[pve-devel] [PATCH ha-manager 2/7] fix LRM error on corrupted manager status

Thu Jul 14 14:41:48 CEST 2016

If the manager stateus file gets corrupted, meaning no valid JSON or
emtpy both LRM and CRM may crash here as decode_json throws an error
then. This then triggers the watchdog if already opened, as it won't
get reset anymore.

Reproducable with:
$ > /etc/pve/ha/manager_status
or
$ echo "garbage" > /etc/pve/ha/manager_status

Put an eval around the decode json call to catch all possible errors
and if such an error happens recover gracefully, i.e. just return an
empty JSON object.

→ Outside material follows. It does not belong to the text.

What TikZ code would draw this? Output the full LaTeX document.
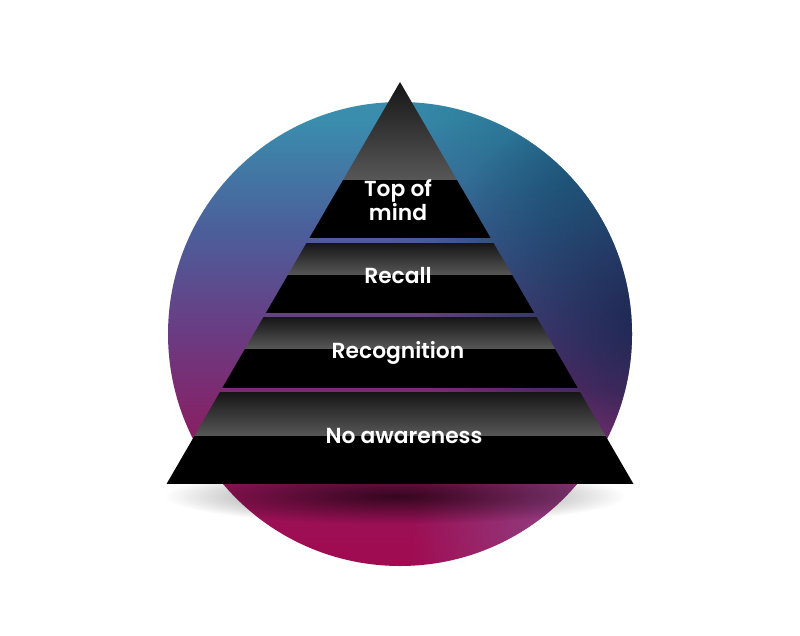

As the current master has the state saved in
memory he writes it back on the next loop iteration.
If no CRM is manager at the time it is able to rebuild the state
from scratch.

While this may not happen without external fault we should catch it
as we easily can recover and do not want to fence a few nodes just
because someone wanted to reset the manager status.

Signed-off-by: Thomas Lamprecht <t.lamprecht at proxmox.com>
---
 src/PVE/HA/Config.pm | 13 ++++++++++++-
 1 file changed, 12 insertions(+), 1 deletion(-)

diff --git a/src/PVE/HA/Config.pm b/src/PVE/HA/Config.pm
index 9ae8d2e..a206561 100644
--- a/src/PVE/HA/Config.pm
+++ b/src/PVE/HA/Config.pm
@@ -38,7 +38,18 @@ cfs_register_file($ha_fence_config,
 sub json_reader {
     my ($filename, $data) = @_;
 
-    return defined($data) ? decode_json($data) : {};
+    # manager can rebuild and then write the config if it got corrupted,
+    # so catch all errors and just warn about them.
+    my $res;
+    eval {
+	$res = decode_json($data)
+    };
+    if (my $err = $@) {
+	warn "Could not decode json: $err\n";
+	$res = {};
+    }
+
+    return $res;
 }
 
 sub json_writer {
-- 
2.1.4